LONDON 7th October 2014 – On 6th October the Pension Protection Fund (PPF) confirmed its final proposals for the calculation of levies for 2015/16 and beyond. These included a number of changes from the initial consultation document published in May, perhaps most notably the relaxation of restrictions on the treatment of asset-backed contributions (ABCs) in the levy calculation.
Ian Warman, pensions partner at KPMG, commented: “This is a welcome acknowledgement from the Pension Protection Fund that their initial proposals on ABCs were too restrictive. Rather than only allow levy credit for structures which are based on UK property, the PPF will now give recognition to a wider range of assets, based on an independent valuation of the underlying asset on insolvency. This allows structures which provide a clear reduction of risk to schemes to achieve appropriate credit in the levy calculation.”
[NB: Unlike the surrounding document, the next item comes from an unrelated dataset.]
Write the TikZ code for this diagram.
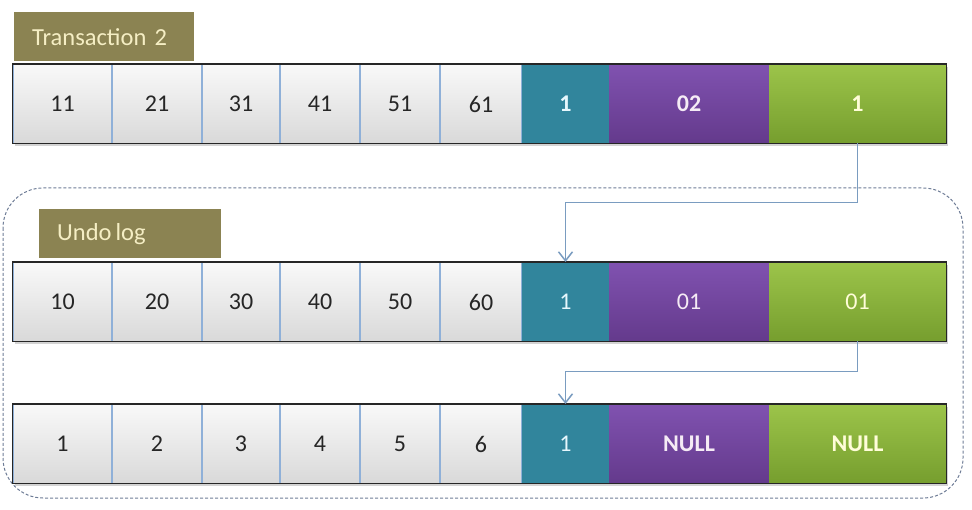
\documentclass[tikz,border=0pt]{standalone}
\usepackage{fontspec}
\setmainfont{Carlito}
\usetikzlibrary{arrows.meta,shadows,backgrounds}

\definecolor{titlebg}{RGB}{139,131,82}
\definecolor{titletext}{RGB}{245,238,196}
\definecolor{tealfill}{RGB}{49,133,156}
\definecolor{purpletop}{RGB}{128,82,176}
\definecolor{purplebot}{RGB}{100,58,140}
\definecolor{greentop}{RGB}{156,196,74}
\definecolor{greenbot}{RGB}{118,158,46}
\definecolor{divider}{RGB}{143,176,216}
\definecolor{linkcol}{RGB}{122,156,192}
\definecolor{framecol}{RGB}{110,124,150}

\def\rowtrx{64}    % top of each row
\def\rowundo{262}
\def\rowold{404}

\begin{document}
\begin{tikzpicture}[x=1pt,y=-1pt,
    cell/.style={minimum height=79pt,inner sep=0pt,anchor=north,
      font=\fontsize{24}{28}\selectfont},
    greycell/.style={cell,top color=gray!5,bottom color=gray!30,
      draw=divider,line width=1.2pt,text=black!85},
    tealcell/.style={cell,fill=tealfill,text=cyan!10},
    purplecell/.style={cell,top color=purpletop,bottom color=purplebot,text=violet!8},
    greencell/.style={cell,top color=greentop,bottom color=greenbot,text=yellow!15},
    titlebox/.style={fill=titlebg,text=titletext,anchor=north west,
      minimum height=49pt,inner xsep=18pt,align=left,
      font=\fontsize{24.5}{28}\selectfont},
    rowshadow/.style={fill=white,drop shadow={shadow xshift=2pt,
      shadow yshift=-3pt,opacity=0.35}},
    rowborder/.style={draw=black!85,line width=1.4pt},
    link/.style={draw=linkcol,line width=1.7pt,
      -{Straight Barb[length=9pt,width=14pt,line width=1.5pt]}}]
  \useasboundingbox (0,0) rectangle (972,510);

  % undo log frame
  \draw[framecol,dashed,dash pattern=on 3pt off 2pt,line width=1pt,
    rounded corners=40pt] (3,188) rectangle (963,498);

  % titles
  \node[titlebox,text width=144pt] (trxtitle) at (14,12) {Transaction 2};
  \node[titlebox,text width=146pt] (undotitle) at (39,209) {Undo\,log};

  % shadows under the rows
  \foreach \ytop in {\rowtrx,\rowundo,\rowold}
    \path[rowshadow] (13,\ytop) rectangle (946,\ytop+79);

  % the three rows, column by column
  \foreach \l/\r/\kind/\a/\b/\c [count=\i] in {
      13/112/greycell/11/10/1,
      112/202/greycell/21/20/2,
      202/280/greycell/31/30/3,
      280/360/greycell/41/40/4,
      360/440/greycell/51/50/5,
      440/522/greycell/61/60/6,
      522/609/tealcell/\textbf{1}/1/1,
      609/769/purplecell/\textbf{02}/01/\textbf{NULL},
      769/946/greencell/\textbf{1}/01/\textbf{NULL}
    } {
      \node[\kind,minimum width={\r-\l}] (trx\i) at ({(\l+\r)/2},\rowtrx) {\a};
      \node[\kind,minimum width={\r-\l}] (undo\i) at ({(\l+\r)/2},\rowundo) {\b};
      \node[\kind,minimum width={\r-\l}] (old\i) at ({(\l+\r)/2},\rowold) {\c};
    };

  % outer borders of the rows
  \draw[rowborder] (trx1.north west) rectangle (trx9.south east);
  \draw[rowborder] (undo1.north west) rectangle (undo9.south east);
  \draw[rowborder] (old1.north west) rectangle (old9.south east);

  % pointers to the older versions
  \draw[link] (trx9.south) -- ++(0,59) -| (undo7.north);
  \draw[link] (undo9.south) -- ++(0,30) -| (old7.north);
\end{tikzpicture}
\end{document}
The PPF also announced a number of changes to the new levy insolvency model, which is provided by Experian.
Ian explained: “The PPF has moved to address some of the obvious anomalies in the original version of the model, showing a welcome willingness to respond to industry feedback. It remains the case, however, that there will be winners and losers under the Experian model, and a significant number of schemes will still be facing levy increases in excess of £100,000. Trustees and sponsors must understand the changes to help them manage their future levies.”